→ **What you should do**:
Write out each line in which the string "styles" is present.

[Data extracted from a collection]

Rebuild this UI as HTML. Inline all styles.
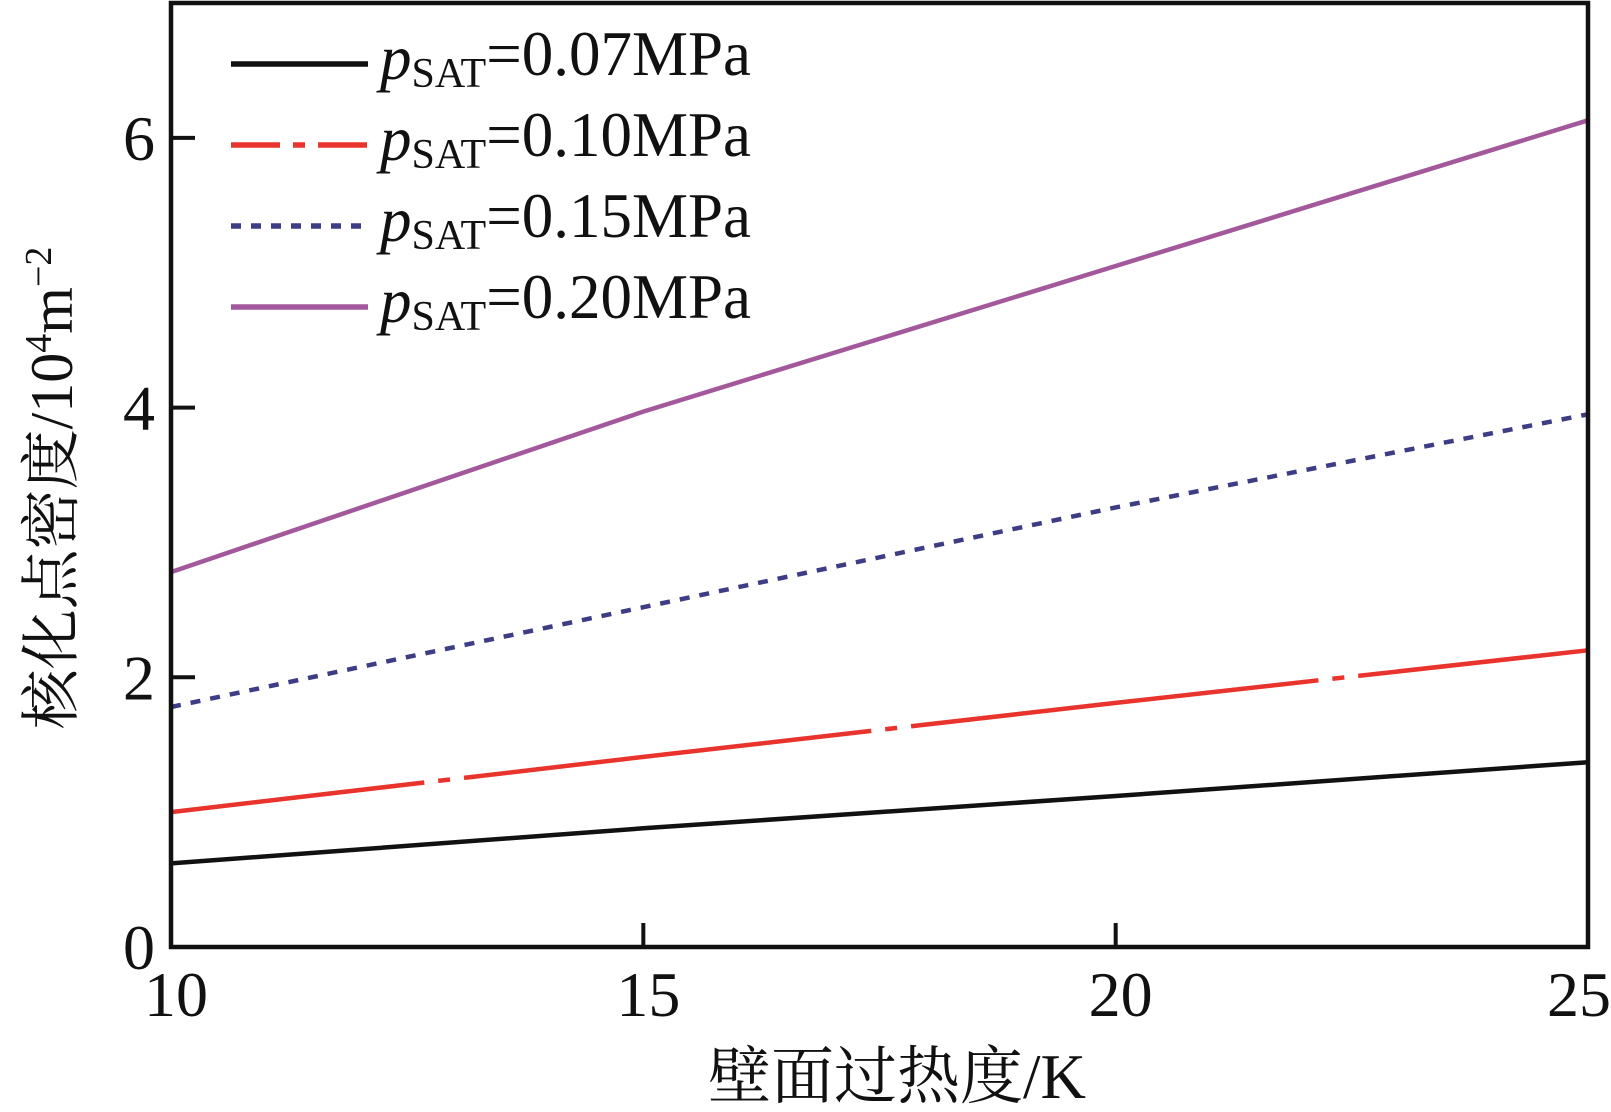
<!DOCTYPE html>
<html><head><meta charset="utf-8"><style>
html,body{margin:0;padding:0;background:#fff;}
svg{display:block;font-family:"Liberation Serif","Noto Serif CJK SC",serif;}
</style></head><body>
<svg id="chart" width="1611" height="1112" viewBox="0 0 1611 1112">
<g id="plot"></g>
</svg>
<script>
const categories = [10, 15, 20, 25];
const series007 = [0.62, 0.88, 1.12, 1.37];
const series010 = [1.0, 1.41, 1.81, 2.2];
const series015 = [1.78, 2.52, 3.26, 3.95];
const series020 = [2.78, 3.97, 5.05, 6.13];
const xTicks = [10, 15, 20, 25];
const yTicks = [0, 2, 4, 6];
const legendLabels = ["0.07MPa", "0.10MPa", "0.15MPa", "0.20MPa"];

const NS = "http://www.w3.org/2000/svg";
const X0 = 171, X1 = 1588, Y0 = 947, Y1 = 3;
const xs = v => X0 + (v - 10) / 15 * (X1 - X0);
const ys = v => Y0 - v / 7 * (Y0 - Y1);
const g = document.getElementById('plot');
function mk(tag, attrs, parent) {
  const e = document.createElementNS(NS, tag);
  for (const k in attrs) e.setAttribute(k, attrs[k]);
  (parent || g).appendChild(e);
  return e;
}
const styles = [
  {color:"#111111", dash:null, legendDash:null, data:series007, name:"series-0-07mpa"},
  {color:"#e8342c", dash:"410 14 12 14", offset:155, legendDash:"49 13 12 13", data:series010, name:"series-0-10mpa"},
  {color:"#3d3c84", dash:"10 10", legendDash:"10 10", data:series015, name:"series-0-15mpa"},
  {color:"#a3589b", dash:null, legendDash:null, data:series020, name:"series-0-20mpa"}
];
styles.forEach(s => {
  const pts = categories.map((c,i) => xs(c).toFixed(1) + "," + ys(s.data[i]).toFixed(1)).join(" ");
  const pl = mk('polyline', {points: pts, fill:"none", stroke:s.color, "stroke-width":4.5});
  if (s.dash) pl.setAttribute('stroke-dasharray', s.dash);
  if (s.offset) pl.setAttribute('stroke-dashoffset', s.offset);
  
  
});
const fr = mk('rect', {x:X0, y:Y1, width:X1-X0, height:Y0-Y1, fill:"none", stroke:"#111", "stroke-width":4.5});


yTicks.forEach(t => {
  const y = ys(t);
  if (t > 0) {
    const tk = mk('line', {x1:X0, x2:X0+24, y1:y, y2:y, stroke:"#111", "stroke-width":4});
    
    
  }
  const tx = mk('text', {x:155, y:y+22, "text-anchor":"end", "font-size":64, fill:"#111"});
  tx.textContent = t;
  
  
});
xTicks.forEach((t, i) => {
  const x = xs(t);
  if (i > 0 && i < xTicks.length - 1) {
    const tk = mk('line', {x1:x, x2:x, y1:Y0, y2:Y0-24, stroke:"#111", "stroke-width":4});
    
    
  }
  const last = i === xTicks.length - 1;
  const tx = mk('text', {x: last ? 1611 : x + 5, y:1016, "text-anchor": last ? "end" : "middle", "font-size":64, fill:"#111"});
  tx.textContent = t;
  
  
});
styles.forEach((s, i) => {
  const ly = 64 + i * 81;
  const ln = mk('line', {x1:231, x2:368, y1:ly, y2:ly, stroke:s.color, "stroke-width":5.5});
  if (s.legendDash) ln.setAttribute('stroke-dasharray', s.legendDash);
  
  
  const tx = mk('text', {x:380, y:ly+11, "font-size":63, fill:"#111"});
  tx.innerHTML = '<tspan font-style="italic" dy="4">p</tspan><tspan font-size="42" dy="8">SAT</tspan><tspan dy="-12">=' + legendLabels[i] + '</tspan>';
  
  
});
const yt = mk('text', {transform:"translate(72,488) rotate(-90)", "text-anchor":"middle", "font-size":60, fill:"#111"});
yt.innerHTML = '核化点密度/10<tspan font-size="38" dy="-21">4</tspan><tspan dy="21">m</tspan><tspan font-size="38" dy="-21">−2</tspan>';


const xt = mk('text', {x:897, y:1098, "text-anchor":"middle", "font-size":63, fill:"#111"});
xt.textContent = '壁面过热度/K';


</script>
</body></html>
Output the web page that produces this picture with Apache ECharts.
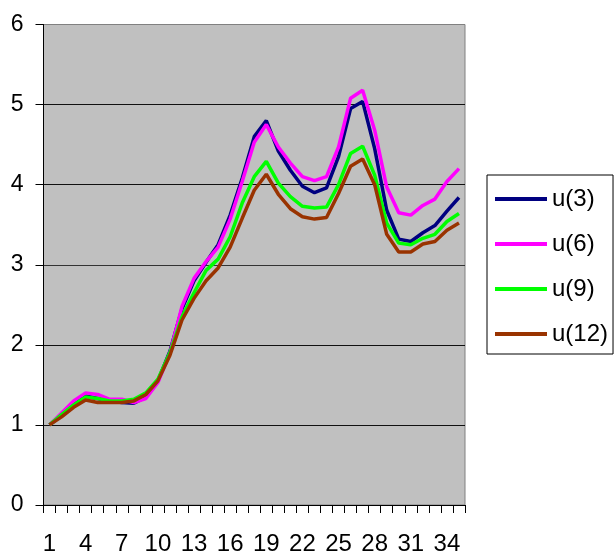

→ **Task solution**:
Rebuild this UI as HTML. Inline all styles.
const styles = [
styles.forEach(s => {
styles.forEach((s, i) => {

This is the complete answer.